# start of Information shown

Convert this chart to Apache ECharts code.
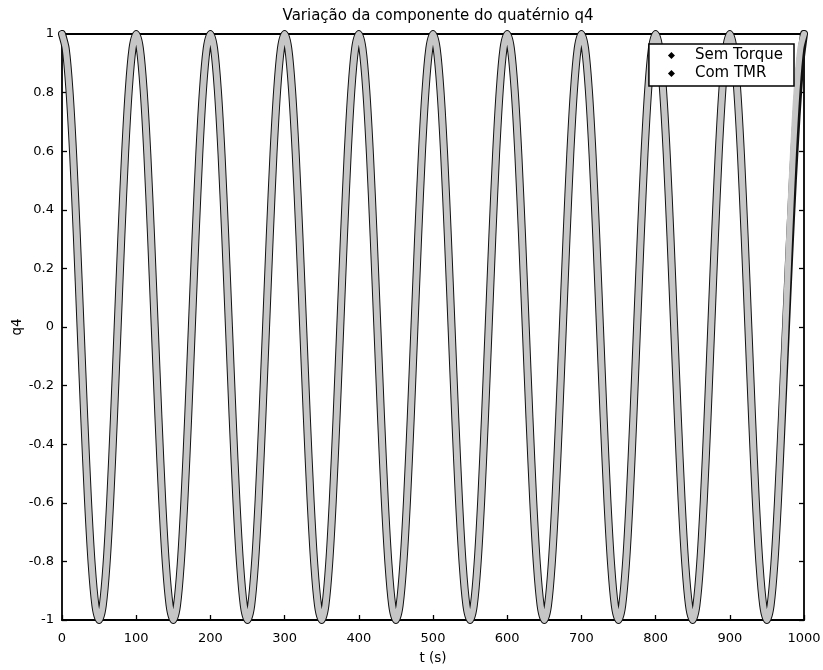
<!DOCTYPE html>
<html>
<head>
<meta charset="utf-8">
<script src="https://cdn.jsdelivr.net/npm/echarts@6/dist/echarts.min.js"></script>
<style>
  html, body { margin: 0; padding: 0; background: #fff; }
  #chart { width: 823px; height: 670px; }
</style>
</head>
<body>
<div id="chart"></div>
<script>
// Quaternion component q4 over time, sampled every 5 s from 0 to 1000 s
const sampleStep = 5;

const q4SemTorque = [
  1, 0.95, 0.81, 0.59, 0.31, 0, -0.31, -0.59, -0.81, -0.95, -1, -0.95, -0.81, -0.59, -0.31, 0, 0.31, 0.59, 0.81, 0.95,
  1, 0.95, 0.81, 0.59, 0.31, 0, -0.31, -0.59, -0.81, -0.95, -1, -0.95, -0.81, -0.59, -0.31, 0, 0.31, 0.59, 0.81, 0.95,
  1, 0.95, 0.81, 0.59, 0.31, 0, -0.31, -0.59, -0.81, -0.95, -1, -0.95, -0.81, -0.59, -0.31, 0, 0.31, 0.59, 0.81, 0.95,
  1, 0.95, 0.81, 0.59, 0.31, 0, -0.31, -0.59, -0.81, -0.95, -1, -0.95, -0.81, -0.59, -0.31, 0, 0.31, 0.59, 0.81, 0.95,
  1, 0.95, 0.81, 0.59, 0.31, 0, -0.31, -0.59, -0.81, -0.95, -1, -0.95, -0.81, -0.59, -0.31, 0, 0.31, 0.59, 0.81, 0.95,
  1, 0.95, 0.81, 0.59, 0.31, 0, -0.31, -0.59, -0.81, -0.95, -1, -0.95, -0.81, -0.59, -0.31, 0, 0.31, 0.59, 0.81, 0.95,
  1, 0.95, 0.81, 0.59, 0.31, 0, -0.31, -0.59, -0.81, -0.95, -1, -0.95, -0.81, -0.59, -0.31, 0, 0.31, 0.59, 0.81, 0.95,
  1, 0.95, 0.81, 0.59, 0.31, 0, -0.31, -0.59, -0.81, -0.95, -1, -0.95, -0.81, -0.59, -0.31, 0, 0.31, 0.59, 0.81, 0.95,
  1, 0.95, 0.81, 0.59, 0.31, 0, -0.31, -0.59, -0.81, -0.95, -1, -0.95, -0.81, -0.59, -0.31, 0, 0.31, 0.59, 0.81, 0.95,
  1, 0.95, 0.81, 0.59, 0.31, 0, -0.31, -0.59, -0.81, -0.95, -1, -0.95, -0.81, -0.59, -0.32, -0.04, 0.24, 0.50, 0.72, 0.90,
  1
];

const q4ComTMR = [
  1, 0.95, 0.81, 0.59, 0.31, 0, -0.31, -0.59, -0.81, -0.95, -1, -0.95, -0.81, -0.59, -0.31, 0, 0.31, 0.59, 0.81, 0.95,
  1, 0.95, 0.81, 0.59, 0.31, 0, -0.31, -0.59, -0.81, -0.95, -1, -0.95, -0.81, -0.59, -0.31, 0, 0.31, 0.59, 0.81, 0.95,
  1, 0.95, 0.81, 0.59, 0.31, 0, -0.31, -0.59, -0.81, -0.95, -1, -0.95, -0.81, -0.59, -0.31, 0, 0.31, 0.59, 0.81, 0.95,
  1, 0.95, 0.81, 0.59, 0.31, 0, -0.31, -0.59, -0.81, -0.95, -1, -0.95, -0.81, -0.59, -0.31, 0, 0.31, 0.59, 0.81, 0.95,
  1, 0.95, 0.81, 0.59, 0.31, 0, -0.31, -0.59, -0.81, -0.95, -1, -0.95, -0.81, -0.59, -0.31, 0, 0.31, 0.59, 0.81, 0.95,
  1, 0.95, 0.81, 0.59, 0.31, 0, -0.31, -0.59, -0.81, -0.95, -1, -0.95, -0.81, -0.59, -0.31, 0, 0.31, 0.59, 0.81, 0.95,
  1, 0.95, 0.81, 0.59, 0.31, 0, -0.31, -0.59, -0.81, -0.95, -1, -0.95, -0.81, -0.59, -0.31, 0, 0.31, 0.59, 0.81, 0.95,
  1, 0.95, 0.81, 0.59, 0.31, 0, -0.31, -0.59, -0.81, -0.95, -1, -0.95, -0.81, -0.59, -0.31, 0, 0.31, 0.59, 0.81, 0.95,
  1, 0.95, 0.81, 0.59, 0.31, 0, -0.31, -0.59, -0.81, -0.95, -1, -0.95, -0.81, -0.59, -0.31, 0, 0.31, 0.59, 0.81, 0.95,
  1, 0.95, 0.81, 0.59, 0.31, 0, -0.31, -0.59, -0.81, -0.95, -1, -0.95, -0.81, -0.59, -0.31, 0, 0.31, 0.59, 0.81, 0.95,
  1
];

const xTicks = { min: 0, max: 1000, interval: 100 };
const yTicks = { min: -1, max: 1, interval: 0.2 };

const seriesNames = ['Sem Torque', 'Com TMR'];
const titleText = 'Variação da componente do quatérnio q4';
const xLabel = 't (s)';
const yLabel = 'q4';

function toPairs(values) {
  return values.map((v, i) => [i * sampleStep, v]);
}

const FONT = '"DejaVu Sans", Verdana, sans-serif';
const chart = echarts.init(document.getElementById('chart'), null, { renderer: 'canvas' });

const boxLine = { show: true, onZero: false, lineStyle: { color: '#000', width: 1.8 } };
const innerTick = { show: true, inside: true, length: 5, lineStyle: { color: '#000', width: 1.3 } };

chart.setOption({
  animation: false,
  backgroundColor: '#fff',
  title: {
    text: titleText,
    left: 433, top: 4, textAlign: 'center',
    textStyle: { fontFamily: FONT, fontSize: 15, fontWeight: 'normal', color: '#000' }
  },
  legend: {
    right: 29, top: 44,
    orient: 'vertical',
    backgroundColor: '#fff',
    borderColor: '#000', borderWidth: 1.5, borderRadius: 0,
    padding: [4, 11, 5, 19],
    itemGap: 3,
    itemWidth: 7, itemHeight: 7,
    textStyle: { fontFamily: FONT, fontSize: 15, color: '#000', padding: [0, 0, 0, 15] },
    data: seriesNames.map(n => ({ name: n, icon: 'diamond', itemStyle: { color: '#000', borderWidth: 0 } }))
  },
  grid: { left: 62, right: 19, top: 34, bottom: 50, containLabel: false, outerBoundsMode: 'none' },
  xAxis: [
    {
      type: 'value', position: 'bottom',
      min: xTicks.min, max: xTicks.max, interval: xTicks.interval,
      name: xLabel, nameLocation: 'middle', nameGap: 31,
      nameTextStyle: { fontFamily: FONT, fontSize: 13.5, color: '#000' },
      axisLine: boxLine, axisTick: innerTick,
      axisLabel: { fontFamily: FONT, fontSize: 13, color: '#000', margin: 12, formatter: v => String(v) },
      splitLine: { show: false }
    },
    {
      type: 'value', position: 'top',
      min: xTicks.min, max: xTicks.max, interval: xTicks.interval,
      axisLine: boxLine, axisTick: innerTick,
      axisLabel: { show: false }, splitLine: { show: false }
    }
  ],
  yAxis: [
    {
      type: 'value', position: 'left',
      min: yTicks.min, max: yTicks.max, interval: yTicks.interval,
      name: yLabel, nameLocation: 'middle', nameGap: 38, nameRotate: 90,
      nameMoveOverlap: false,
      nameTextStyle: { fontFamily: FONT, fontSize: 13.5, color: '#000' },
      axisLine: boxLine, axisTick: innerTick,
      axisLabel: {
        fontFamily: FONT, fontSize: 13, color: '#000', margin: 8,
        formatter: v => String(Math.round(v * 10) / 10)
      },
      splitLine: { show: false }
    },
    {
      type: 'value', position: 'right',
      min: yTicks.min, max: yTicks.max, interval: yTicks.interval,
      axisLine: boxLine, axisTick: innerTick,
      axisLabel: { show: false }, splitLine: { show: false }
    }
  ],
  series: [
    {
      name: seriesNames[0], type: 'line', xAxisIndex: 0, yAxisIndex: 0,
      data: toPairs(q4SemTorque),
      showSymbol: false, symbol: 'none', smooth: 0.25,
      itemStyle: { color: '#000' },
      lineStyle: { color: '#111', width: 8, join: 'round', cap: 'round' },
      z: 2
    },
    {
      name: seriesNames[1], type: 'line', xAxisIndex: 0, yAxisIndex: 0,
      data: toPairs(q4ComTMR),
      showSymbol: false, symbol: 'none', smooth: 0.25,
      itemStyle: { color: '#000' },
      lineStyle: { color: '#c6c6c6', width: 6, join: 'round', cap: 'round' },
      z: 3
    }
  ]
});
</script>
</body>
</html>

# end of Information shown

▶ **Short problem**: Copy nothing but the lines from the top of the material through the line holding "const sampleStep = 5;", exactly as written; omit pictures.

▶ **Reply**:
Convert this chart to Apache ECharts code.
<!DOCTYPE html>
<html>
<head>
<meta charset="utf-8">
<script src="https://cdn.jsdelivr.net/npm/echarts@6/dist/echarts.min.js"></script>
<style>
  html, body { margin: 0; padding: 0; background: #fff; }
  #chart { width: 823px; height: 670px; }
</style>
</head>
<body>
<div id="chart"></div>
<script>
// Quaternion component q4 over time, sampled every 5 s from 0 to 1000 s
const sampleStep = 5;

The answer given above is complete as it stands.